May God arise, may his enemies be scattered;
    may his foes flee before him.
May you blow them away like smoke—
    as wax melts before the fire,
    may the wicked perish before God.

i’m not going to lie, i often don’t quite know what to do with some of the anger and violence of the Old Testament. When i was young it was as black and white as an old A-team episode [google it, kids!] where there were the good guys and the bad  guys and the good guys beat the bad guys. But then one day when i got older, i realised that the bad guys might have moms and wives and children. And suddenly it got a whole lot more complicated.

i do still, however, feel that the evidence of a good God is overwhelming and so this doesn’t make me question God, but it does make me try a little bit harder to understand why things got a little hectic earlier on.

Cos let’s face it – ‘blow them away like smoke as wax melts before the fire’ – sounds a little hectic to me. But it’s the bad guys, so it’s okay. Oh but wait, maybe these bad guys have families too? Argh.

Well, i’m not sure i know the answers, so let’s start with that confession as the base point, BUT perhaps there are some clues that may help.

In the second half of verse 6, after talking about people God looks after, it says, ‘but the rebellious live in a sun-scorched land.’

Okay, so that is helpful. These enemies of God are people who rebel. Turn against. Refuse to follow God.

21 Surely God will crush the heads of his enemies,
    the hairy crowns of those who go on in their sins.

i think this verse is helpful as well as it suggests the idea of going on in their sins. So not necessarily people who have just got it wrong or made a mistake or been born in the wrong tribe or anything like that. These are people who repeatedly continue to choose a path away from God and to their sin, whatever that particular sin is.

The verses after that get a little edgy in their description of the treatment of the enemies and perhaps what is helpful to get our minds around that is knowing it was spoken into a specific context in the language of the people of the day. This whole piece is a poem, or more correctly a song, and so poetic licence is given in terms of the language used not necessarily being literal but more emotive and colourful.

Because if we only read those verses, we can get a very particular picture of God, but let’s see how else He is described here:

Sing to God, sing in praise of his name,
    extol him who rides on the clouds[];
    rejoice before him—his name is the Lord.
A father to the fatherless, a defender of widows,
    is God in his holy dwelling.
God sets the lonely in families,[]
    he leads out the prisoners with singing;
    but the rebellious live in a sun-scorched land.

I love that phrase, ‘God sets the lonely in families’ [Could read a whole subtext of ‘Adoption’ into that one phrase, or ‘Community’ or both].

‘A father to the fatherless, a defender of widows’ and He ‘leads out the prisoners with singing’

Okay, so suddenly this God is sounding a lot more likeable.

You gave abundant showers, O God;
    you refreshed your weary inheritance.
10 Your people settled in it,
    and from your bounty, God, you provided for the poor.

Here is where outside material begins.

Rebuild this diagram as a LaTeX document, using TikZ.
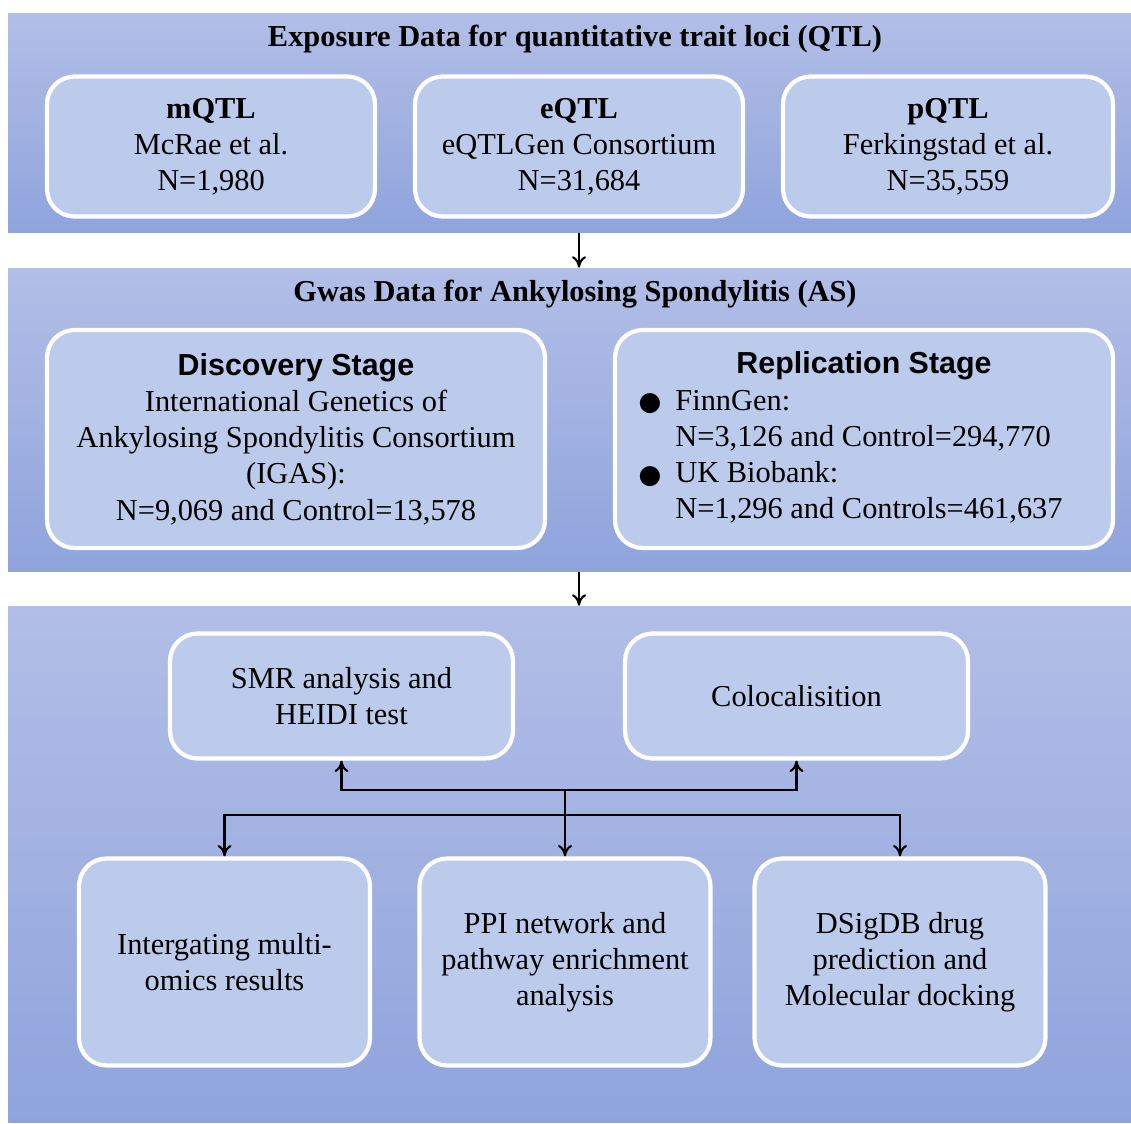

That is really great as well, ‘from your bounty, you provided for the poor.’ We can start to get a picture for the kind of people God seems to strongly gravitate towards – those who can’t seem to look after themselves as easily or well.

This is a long Psalm and so worth reading through the whole thing by yourself, maybe multiple times, to really get the meat of it. But there is still a piece or two i would like to draw attention to:

19 Praise be to the Lord, to God our Savior,
    who daily bears our burdens.
20 Our God is a God who saves;
    from the Sovereign Lord comes escape from death.

The God we serve is the God who ‘daily bears our burdens’ and He is a ‘God who saves’. Those are both powerful statements ad remind me a lot more of the God i am drawn towards and know.

i think it is important to know that there is a difference between ‘bearing our burdens’ and ‘removing our burdens’ as often we would love fr God to just take away all the bad stuff in our life, but this image is of God carrying it alongside us. So being with us and helping make the burden lighter as opposed to necessarily taking it away altogether.

And lastly this song finishes off with a flourish:

32 Sing to God, you kingdoms of the earth,

    sing praise to the Lord,
33 to him who rides across the highest heavens, the ancient heavens,
    who thunders with mighty voice.
34 Proclaim the power of God,
    whose majesty is over Israel,
    whose power is in the heavens.
35 You, God, are awesome in your sanctuary;
    the God of Israel gives power and strength to his people.

Praise be to God!

Awesome in your sanctuary. This is out God. Praise be to Him.